The show also delivers a surprisingly sharp critique of performative patriotism and capitalist spectacle. National pride becomes branding exercise. Military ambition merges with media manipulation. Public image outranks practical wisdom. It would be easy to dismiss the series as exaggerated if modern reality had not already drifted into similar territory. Billionaires livestream rocket launches while workers burn out in fulfillment warehouses. Politicians announce technological revolutions before ethical frameworks exist to contain consequences. Companies sell “changing the world” as marketing copy while quietly optimizing addiction metrics behind polished glass walls. Space Force captures the emotional absurdity of civilizations trying to innovate their way out of existential confusion.
Yet the series refuses pure cynicism. That restraint gives it emotional depth. Beneath the incompetence and institutional chaos lives a strange tenderness between characters trying, imperfectly, to preserve meaning. Scientists still care about discovery. Soldiers still believe sacrifice should matter. Even the awkward humor carries traces of longing for integrity inside systems drifting toward parody. A small storyline involving a chimpanzee astronaut somehow becomes one of the most emotionally revealing arcs in the series because it exposes how easily institutions treat living beings as expendable symbols when ambition outruns conscience. That theme stretches far beyond comedy. History repeatedly shows what happens when organizations value achievement more than humanity.
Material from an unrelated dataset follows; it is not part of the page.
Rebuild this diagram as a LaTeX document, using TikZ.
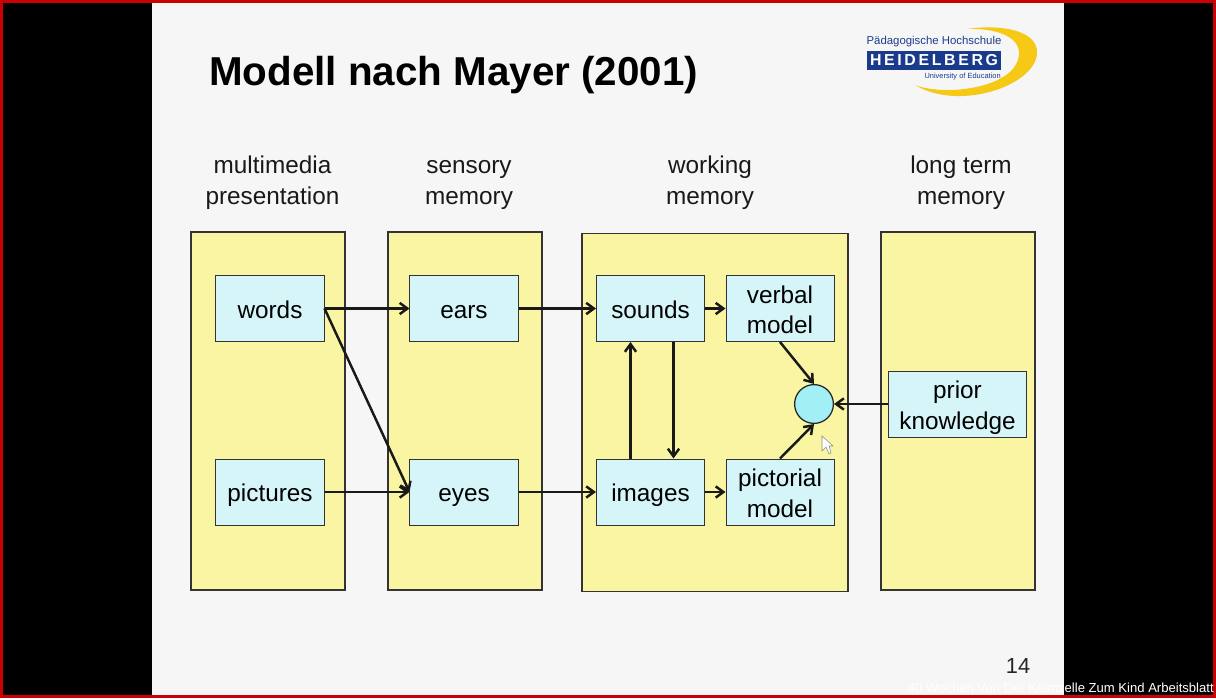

Near the end of its emotional orbit, Space Force leaves behind an unsettling realization. Modern civilization increasingly rewards people who can perform certainty rather than practice wisdom. Loudness masquerades as vision. Branding disguises confusion. Institutions become addicted to spectacle because spectacle temporarily hides fragility. The series laughs at that condition while quietly mourning it. Somewhere inside glowing command centers and absurd policy meetings sits a deeply human question about whether ambition without emotional maturity inevitably becomes self-destruction wearing expensive uniforms. The satellites keep spinning. The cameras keep broadcasting. The slogans grow shinier. Still, beneath all the noise, a quieter truth waits like static beneath a radio signal: a civilization obsessed with conquering space may still fail to understand the fragile emotional gravity keeping human beings connected to one another on Earth.